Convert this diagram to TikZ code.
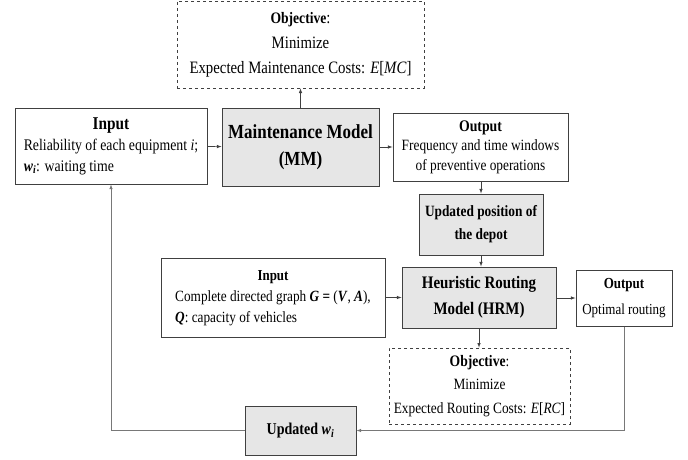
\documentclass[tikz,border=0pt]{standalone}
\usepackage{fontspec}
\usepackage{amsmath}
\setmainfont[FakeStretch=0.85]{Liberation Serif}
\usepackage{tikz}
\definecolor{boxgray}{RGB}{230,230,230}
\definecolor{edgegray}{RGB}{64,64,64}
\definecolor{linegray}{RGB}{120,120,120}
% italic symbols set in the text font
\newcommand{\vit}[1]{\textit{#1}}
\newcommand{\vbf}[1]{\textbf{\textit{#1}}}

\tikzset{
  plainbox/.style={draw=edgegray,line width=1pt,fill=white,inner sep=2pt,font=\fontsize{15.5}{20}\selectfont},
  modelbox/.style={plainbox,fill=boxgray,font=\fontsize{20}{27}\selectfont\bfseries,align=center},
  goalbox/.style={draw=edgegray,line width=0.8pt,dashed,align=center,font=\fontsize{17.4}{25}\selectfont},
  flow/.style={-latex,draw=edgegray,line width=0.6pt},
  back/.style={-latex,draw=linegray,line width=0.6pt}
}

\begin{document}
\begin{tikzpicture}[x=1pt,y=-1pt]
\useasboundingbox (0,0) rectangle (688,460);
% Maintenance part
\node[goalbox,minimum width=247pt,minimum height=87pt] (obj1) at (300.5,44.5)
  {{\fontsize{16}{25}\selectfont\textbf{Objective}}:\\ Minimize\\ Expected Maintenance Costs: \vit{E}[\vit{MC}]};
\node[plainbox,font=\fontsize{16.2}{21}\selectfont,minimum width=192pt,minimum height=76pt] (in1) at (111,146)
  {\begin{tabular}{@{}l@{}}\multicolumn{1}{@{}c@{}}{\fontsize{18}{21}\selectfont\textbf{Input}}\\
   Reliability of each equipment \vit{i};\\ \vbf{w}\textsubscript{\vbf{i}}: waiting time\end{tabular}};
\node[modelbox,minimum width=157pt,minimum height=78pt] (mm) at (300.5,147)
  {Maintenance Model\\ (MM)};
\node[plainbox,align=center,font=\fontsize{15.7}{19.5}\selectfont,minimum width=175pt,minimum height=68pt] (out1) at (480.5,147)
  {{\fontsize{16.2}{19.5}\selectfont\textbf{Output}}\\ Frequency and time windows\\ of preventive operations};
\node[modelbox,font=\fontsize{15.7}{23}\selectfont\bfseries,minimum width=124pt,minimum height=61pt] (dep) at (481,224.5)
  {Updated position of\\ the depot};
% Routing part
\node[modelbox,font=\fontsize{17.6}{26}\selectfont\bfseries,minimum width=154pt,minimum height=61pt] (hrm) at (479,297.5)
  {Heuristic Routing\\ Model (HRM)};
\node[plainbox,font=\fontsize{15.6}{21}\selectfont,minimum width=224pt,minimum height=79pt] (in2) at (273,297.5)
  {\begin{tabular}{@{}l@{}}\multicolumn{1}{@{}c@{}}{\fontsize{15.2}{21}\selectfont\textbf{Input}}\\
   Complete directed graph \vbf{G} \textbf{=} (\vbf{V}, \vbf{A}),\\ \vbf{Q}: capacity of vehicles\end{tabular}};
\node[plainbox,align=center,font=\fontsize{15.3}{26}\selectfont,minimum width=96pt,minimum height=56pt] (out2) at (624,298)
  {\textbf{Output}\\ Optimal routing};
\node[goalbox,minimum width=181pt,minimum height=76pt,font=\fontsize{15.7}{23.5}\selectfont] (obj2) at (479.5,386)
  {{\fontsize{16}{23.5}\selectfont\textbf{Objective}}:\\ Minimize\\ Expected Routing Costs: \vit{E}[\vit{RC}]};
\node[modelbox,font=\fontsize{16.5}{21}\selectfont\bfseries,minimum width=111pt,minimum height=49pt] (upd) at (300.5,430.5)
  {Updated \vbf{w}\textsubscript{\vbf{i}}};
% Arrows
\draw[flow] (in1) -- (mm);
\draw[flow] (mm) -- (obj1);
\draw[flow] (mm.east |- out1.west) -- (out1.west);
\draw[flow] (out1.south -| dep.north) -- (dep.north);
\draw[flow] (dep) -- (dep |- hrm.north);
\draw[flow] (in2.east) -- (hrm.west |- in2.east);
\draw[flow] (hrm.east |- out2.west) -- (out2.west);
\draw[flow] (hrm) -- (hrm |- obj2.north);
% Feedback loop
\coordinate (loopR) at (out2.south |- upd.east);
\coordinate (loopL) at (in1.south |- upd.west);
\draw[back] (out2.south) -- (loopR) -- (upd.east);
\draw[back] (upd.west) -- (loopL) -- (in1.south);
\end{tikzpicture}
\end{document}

_Instructions for the task:_ Take the listing above and restate it word for word, without its pictures.

_Full solution:_
Convert this diagram to TikZ code.
\documentclass[tikz,border=0pt]{standalone}
\usepackage{fontspec}
\usepackage{amsmath}
\setmainfont[FakeStretch=0.85]{Liberation Serif}
\usepackage{tikz}
\definecolor{boxgray}{RGB}{230,230,230}
\definecolor{edgegray}{RGB}{64,64,64}
\definecolor{linegray}{RGB}{120,120,120}
% italic symbols set in the text font
\newcommand{\vit}[1]{\textit{#1}}
\newcommand{\vbf}[1]{\textbf{\textit{#1}}}

\tikzset{
  plainbox/.style={draw=edgegray,line width=1pt,fill=white,inner sep=2pt,font=\fontsize{15.5}{20}\selectfont},
  modelbox/.style={plainbox,fill=boxgray,font=\fontsize{20}{27}\selectfont\bfseries,align=center},
  goalbox/.style={draw=edgegray,line width=0.8pt,dashed,align=center,font=\fontsize{17.4}{25}\selectfont},
  flow/.style={-latex,draw=edgegray,line width=0.6pt},
  back/.style={-latex,draw=linegray,line width=0.6pt}
}

\begin{document}
\begin{tikzpicture}[x=1pt,y=-1pt]
\useasboundingbox (0,0) rectangle (688,460);
% Maintenance part
\node[goalbox,minimum width=247pt,minimum height=87pt] (obj1) at (300.5,44.5)
  {{\fontsize{16}{25}\selectfont\textbf{Objective}}:\\ Minimize\\ Expected Maintenance Costs: \vit{E}[\vit{MC}]};
\node[plainbox,font=\fontsize{16.2}{21}\selectfont,minimum width=192pt,minimum height=76pt] (in1) at (111,146)
  {\begin{tabular}{@{}l@{}}\multicolumn{1}{@{}c@{}}{\fontsize{18}{21}\selectfont\textbf{Input}}\\
   Reliability of each equipment \vit{i};\\ \vbf{w}\textsubscript{\vbf{i}}: waiting time\end{tabular}};
\node[modelbox,minimum width=157pt,minimum height=78pt] (mm) at (300.5,147)
  {Maintenance Model\\ (MM)};
\node[plainbox,align=center,font=\fontsize{15.7}{19.5}\selectfont,minimum width=175pt,minimum height=68pt] (out1) at (480.5,147)
  {{\fontsize{16.2}{19.5}\selectfont\textbf{Output}}\\ Frequency and time windows\\ of preventive operations};
\node[modelbox,font=\fontsize{15.7}{23}\selectfont\bfseries,minimum width=124pt,minimum height=61pt] (dep) at (481,224.5)
  {Updated position of\\ the depot};
% Routing part
\node[modelbox,font=\fontsize{17.6}{26}\selectfont\bfseries,minimum width=154pt,minimum height=61pt] (hrm) at (479,297.5)
  {Heuristic Routing\\ Model (HRM)};
\node[plainbox,font=\fontsize{15.6}{21}\selectfont,minimum width=224pt,minimum height=79pt] (in2) at (273,297.5)
  {\begin{tabular}{@{}l@{}}\multicolumn{1}{@{}c@{}}{\fontsize{15.2}{21}\selectfont\textbf{Input}}\\
   Complete directed graph \vbf{G} \textbf{=} (\vbf{V}, \vbf{A}),\\ \vbf{Q}: capacity of vehicles\end{tabular}};
\node[plainbox,align=center,font=\fontsize{15.3}{26}\selectfont,minimum width=96pt,minimum height=56pt] (out2) at (624,298)
  {\textbf{Output}\\ Optimal routing};
\node[goalbox,minimum width=181pt,minimum height=76pt,font=\fontsize{15.7}{23.5}\selectfont] (obj2) at (479.5,386)
  {{\fontsize{16}{23.5}\selectfont\textbf{Objective}}:\\ Minimize\\ Expected Routing Costs: \vit{E}[\vit{RC}]};
\node[modelbox,font=\fontsize{16.5}{21}\selectfont\bfseries,minimum width=111pt,minimum height=49pt] (upd) at (300.5,430.5)
  {Updated \vbf{w}\textsubscript{\vbf{i}}};
% Arrows
\draw[flow] (in1) -- (mm);
\draw[flow] (mm) -- (obj1);
\draw[flow] (mm.east |- out1.west) -- (out1.west);
\draw[flow] (out1.south -| dep.north) -- (dep.north);
\draw[flow] (dep) -- (dep |- hrm.north);
\draw[flow] (in2.east) -- (hrm.west |- in2.east);
\draw[flow] (hrm.east |- out2.west) -- (out2.west);
\draw[flow] (hrm) -- (hrm |- obj2.north);
% Feedback loop
\coordinate (loopR) at (out2.south |- upd.east);
\coordinate (loopL) at (in1.south |- upd.west);
\draw[back] (out2.south) -- (loopR) -- (upd.east);
\draw[back] (upd.west) -- (loopL) -- (in1.south);
\end{tikzpicture}
\end{document}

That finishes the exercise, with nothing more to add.